Bull riders, cotton candy delight Sudanese refugees
By Tom Shaw, World-Herald Staff Writer
In the Ak-Sar-Ben Coliseum Thursday night, a group of Sudanese refugees pointed, laughed and clapped as they watched cowboys flying off bulls, riders bouncing bareback on horses and children clinging to speedy sheep.
The River City Toundup rodeo was a world away from the civil war and refugee camps the men -- some of the Lost Boys of Sudan -- endured in their African homeland.
They now live in Omaha and Bellevue and are assisted by mentor families. They were given free rodeo ticiets that were provided by UPS.
Share Teixeira of Thanksgiving Lutheran Church said the rodeo is a good way to show refugees another part of American life and to help them develop their English skills.
Several of the men ate cotton candy for the first time. When pieces were pulled from the wrapping, some of the men thought it was real cotton. Gabriel Alier, 19, found that the blue fluff was a sweet-tasting treat.
Sitting next to Alier was Charles Makuei, 22. From the way Makuei was clapping, it would be difficult to tell that he had been shot in the left arm in 1991 while trying to cross a river.

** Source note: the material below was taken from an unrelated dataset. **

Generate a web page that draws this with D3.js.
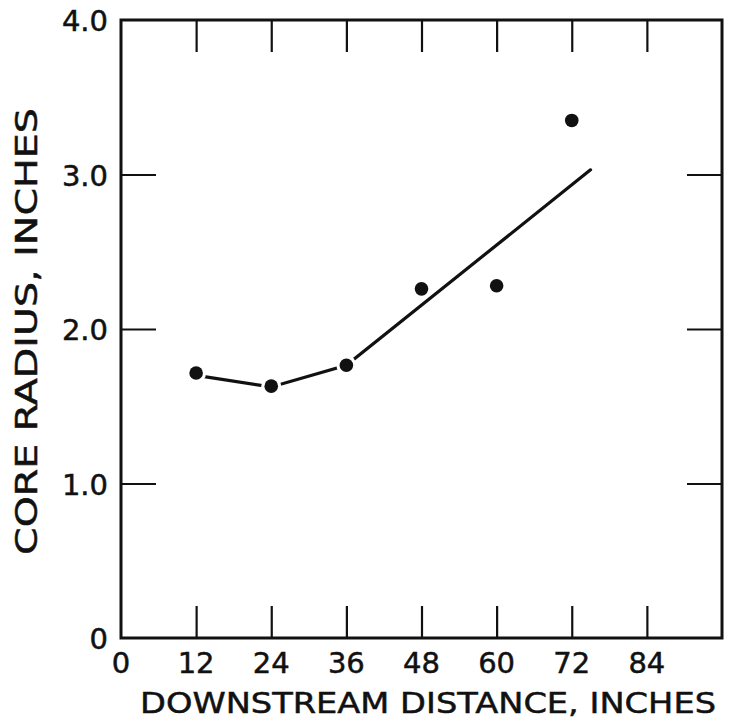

Thursday night, the men saw animals used for entertainment. In Sudan, explained Majok Angok, 23, meat and milk from cattle were needed to survival.
"We don't use them the same way as America," he said, watching the bull-riding competition. "If you get on the cow (in Sudan), people will laugh at you."
Alier and the others enjoyed watching children trying to hold onto sheep during the mutton-bu7sting contest.
"America is full of funny," Alier said.